Marketing a crypto exchange to traditional investors isn’t always a surefire thing. Bakkt, which raised nearly US$500 million, promised a physical settlement of Bitcoin futures contracts. In theory, this would be a godsend to institutional investors, as a cash settlement is the norm at institutional-grade exchanges like CME. So, why didn’t they take the physical settlement? 

Data from the first few weeks shows that demand simply wasn’t there. On the first day of trading, 72 bitcoins were traded on the platform. As Federman Capital’s Tom Federman points out, institutional investors simply weren’t interested in the product. They already had institutional-grade exposure. Millennials, the growth story for the industry, weren’t targeted. 

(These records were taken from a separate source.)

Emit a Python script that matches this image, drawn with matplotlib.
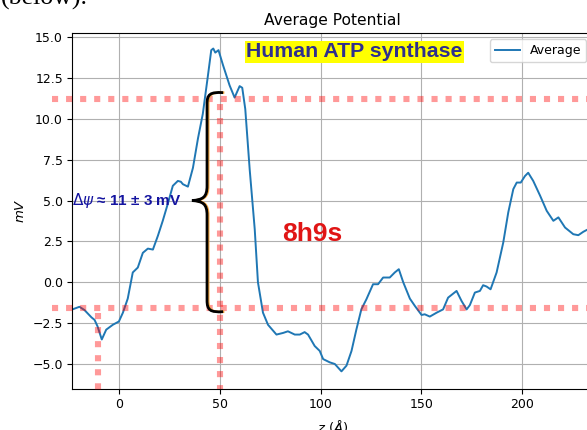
import matplotlib
matplotlib.use('Agg')
import matplotlib.pyplot as plt
import matplotlib.transforms as mtransforms
from matplotlib.path import Path
from matplotlib.patches import PathPatch

# ---------------- data ----------------
z = [-23.4, -19.9, -17.4, -13.9, -12.4, -10.9, -8.8, -6.6, -3.3, -0.3,
     1.7, 4.1, 6.6, 9.1, 11.6, 14.1, 16.6, 19.1, 21.5, 24.0,
     26.5, 29.0, 30.5, 31.5, 34.0, 36.5, 39.0, 41.4, 43.9, 45.6,
     46.6, 47.6, 49.2, 51.4, 54.7, 57.2, 59.7, 61.0, 62.5, 64.7,
     67.2, 68.8, 71.3, 73.8, 78.0, 81.3, 83.7, 87.1, 89.6, 92.0,
     93.7, 97.0, 99.5, 101.2, 104.5, 107.0, 110.3, 112.8, 115.3, 117.7,
     120.2, 122.7, 126.0, 128.5, 131.0, 134.3, 136.8, 138.8, 141.0, 144.3,
     146.8, 150.1, 151.7, 154.2, 157.6, 160.8, 163.3, 167.5, 170.0, 172.5,
     174.1, 176.6, 179.1, 180.7, 182.4, 184.4, 187.4, 190.7, 193.2, 195.7,
     197.4, 199.4, 201.5, 203.1, 205.6, 209.0, 212.3, 215.6, 218.1, 221.4,
     225.5, 228.0, 230.5, 232.2, 235.0]
average = [-1.66, -1.5, -1.7, -2.15, -2.3, -2.7, -3.5, -2.9, -2.6, -2.4,
           -1.86, -1.0, 0.6, 0.9, 1.8, 2.06, 2.0, 2.85, 3.76, 4.8,
           5.9, 6.2, 6.15, 6.0, 5.85, 7.0, 8.8, 10.3, 12.6, 14.2,
           14.3, 14.05, 14.2, 13.3, 12.05, 11.3, 12.0, 11.9, 10.6, 6.9,
           3.25, 0.0, -1.86, -2.6, -3.2, -3.1, -3.0, -3.2, -3.2, -3.05,
           -3.2, -3.9, -4.2, -4.7, -4.9, -5.0, -5.45, -5.1, -4.2, -2.9,
           -1.65, -1.04, -0.12, -0.12, 0.29, 0.29, 0.6, 0.8, 0.0, -1.0,
           -1.45, -2.0, -1.96, -2.1, -1.86, -1.66, -0.94, -0.53, -1.15, -1.66,
           -1.4, -0.63, -0.53, -0.18, -0.26, -0.43, 0.6, 2.43, 4.28, 5.7,
           6.1, 6.1, 6.5, 6.7, 6.2, 5.3, 4.37, 3.76, 3.97, 3.35,
           2.94, 2.88, 3.09, 3.2, 3.35]

x_ticks = [0, 50, 100, 150, 200]
y_ticks = [-5.0, -2.5, 0.0, 2.5, 5.0, 7.5, 10.0, 12.5, 15.0]

# annotation reference values
level_high = 11.23
level_low = -1.55
z_high = 50.0
z_low = -10.7
brace_top = 11.6
brace_bottom = -1.8
brace_tip_y = 5.0

# ---------------- figure ----------------
fig = plt.figure(figsize=(5.87, 4.30), dpi=100)
W, H = 587, 430
ax = fig.add_axes([72.4 / W, 1 - 389 / H, (592.4 - 72.4) / W, (389 - 33) / H])

ax.plot(z, average, color='#1f77b4', lw=1.4, label='Average', zorder=2)
ax.set_xlim(z[0], z[-1])
ax.set_ylim(-6.53, 15.25)
ax.set_xticks(x_ticks)
ax.set_yticks(y_ticks)
ax.set_yticklabels([f'{v:.1f}'.replace('-', '\u2212') for v in y_ticks])
ax.grid(True, color='#b0b0b0', lw=0.8)
ax.tick_params(labelsize=9, length=3.3, width=0.8)
ax.set_title('Average Potential', fontsize=11.2)
ax.set_ylabel('$mV$', fontsize=9.5)
ax.set_xlabel(r'$z\ (\AA)$', fontsize=9.5, labelpad=5)
ax.legend(loc='upper right', fontsize=9)

# red dotted reference lines (drawn over the chart, extending past the axes)
red_kw = dict(color='red', alpha=0.4, lw=4.4, linestyle=(0, (1, 1.3)),
              dash_capstyle='butt', clip_on=False, zorder=4)
x_left_ext = -33.5
x_right_ext = 245
ax.plot([x_left_ext, x_right_ext], [level_high, level_high], **red_kw)
ax.plot([x_left_ext, x_right_ext], [level_low, level_low], **red_kw)
ax.plot([z_high, z_high], [level_high - 0.35, -6.53], **red_kw)
ax.plot([z_low, z_low], [level_low - 0.35, -6.8], **red_kw)

# curly brace
bx = 43.5
tip_x = 36.0
end_x = 51.5
verts = [
    (end_x, brace_top),
    (bx + 1.5, brace_top + 0.05), (bx, brace_top - 0.1), (bx, brace_top - 0.7),
    (bx, brace_tip_y + 0.9),
    (bx, brace_tip_y + 0.2), (bx - 2.0, brace_tip_y + 0.05), (tip_x, brace_tip_y),
    (bx - 2.0, brace_tip_y - 0.05), (bx, brace_tip_y - 0.2), (bx, brace_tip_y - 0.9),
    (bx, brace_bottom + 0.7),
    (bx, brace_bottom + 0.1), (bx + 1.5, brace_bottom - 0.05), (end_x, brace_bottom),
]
codes = [Path.MOVETO,
         Path.CURVE4, Path.CURVE4, Path.CURVE4,
         Path.LINETO,
         Path.CURVE4, Path.CURVE4, Path.CURVE4,
         Path.CURVE4, Path.CURVE4, Path.CURVE4,
         Path.LINETO,
         Path.CURVE4, Path.CURVE4, Path.CURVE4]
path = Path(verts, codes)
shadow_tr = mtransforms.offset_copy(ax.transData, fig=fig, x=1.2, y=0, units='dots')
ax.add_patch(PathPatch(path, facecolor='none', edgecolor='#f2a33a', lw=1.8,
                       transform=shadow_tr, clip_on=False, zorder=5))
ax.add_patch(PathPatch(path, facecolor='none', edgecolor='black', lw=2.0,
                       clip_on=False, zorder=6))

# texts
ax.text(30.8, brace_tip_y, r'$\Delta\psi$ ≈ 11 ± 3 mV', fontsize=11, fontweight='bold',
        family='Liberation Sans', color='#1414a0', ha='right', va='center', zorder=7)
ax.text(116.8, 14.1, 'Human ATP synthase', fontsize=15.3, fontweight='bold',
        family='Liberation Sans', color='#2e2f8f', ha='center', va='center', zorder=7,
        bbox=dict(facecolor='#ffff00', edgecolor='none', pad=1.2))
ax.text(96.0, 2.95, '8h9s', fontsize=19, fontweight='bold', color='#e01515',
        family='Liberation Sans', ha='center', va='center', zorder=7)

fig.text(1 / W, 1 - 5 / H, '(below).', family='Liberation Serif', fontsize=18.6,
         ha='left', va='baseline')

fig.savefig('out.png', dpi=100)
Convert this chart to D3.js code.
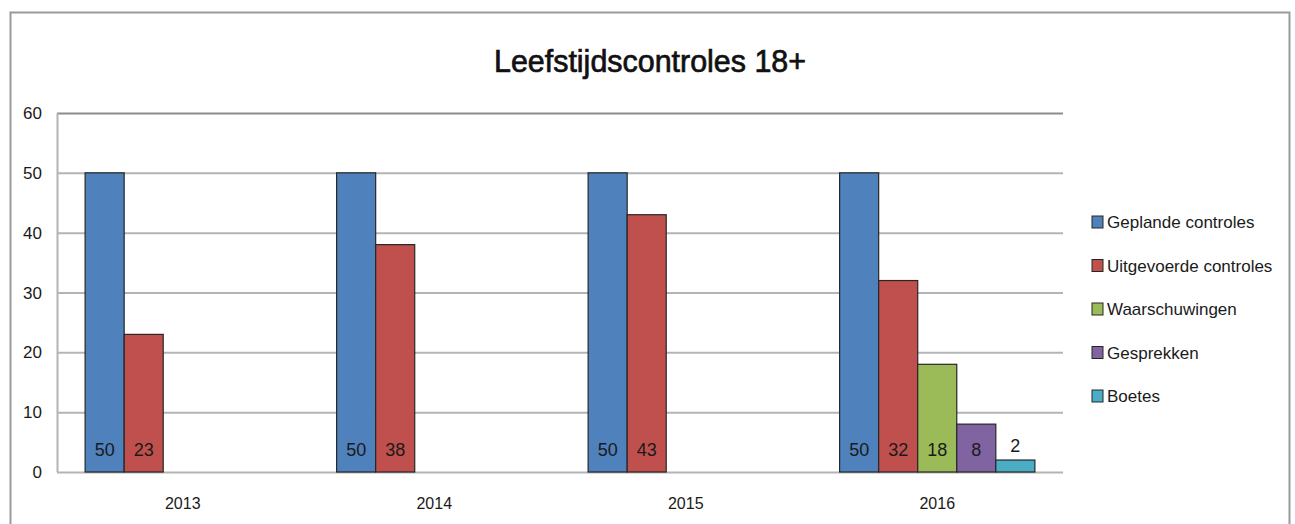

According to a study released by the Frankfurt School Blockchain Center and BlockState AG in 2019, 71% of investors in digital securities 

are traditional and not blockchain-specific investors. In a more recent study in June 2020 by Fidelity Digital Assets, it was also found that institutional investors—like financial advisors, high net-worth individuals and pension and hedge fund managers—have also been actively investing in digital assets and tokenization

These findings may mean that a simulated and targeted approach to attracting traditional investors may no longer be necessary. But there are still traditional investors who may not be too keen on entering the digital exchange market due to lack of accurate information. 


Capturing new investors

Digital exchanges use different tools to attract new investors, ranging from apps that emulate traditional investment tools and terms used in stocks to simple tools that cater to younger investors. Still, barriers to entry in the market remain due to the overwhelming number of options, the number of tokens in the market and the rapidly changing technology, which can be both intimidating and confusing for new entrants. Furthermore, the digital exchange market is still new and there is no widely accepted or consensual agreement in the industry on the correct way to start investing.

These barriers to entry can be simplified into: 

  • finding and applying the correct information to start investing; and
  • the type of digital assets in which to start investing. 

While digital exchanges evolve their processes and tools to make signing up to a crypto exchange and the process of trading easier and less tedious, accessible and transparent educational tools, including white papers, blogs, explainers, market updates and so forth, that relate to cryptocurrencies can be used to support lead management in order to attract investors.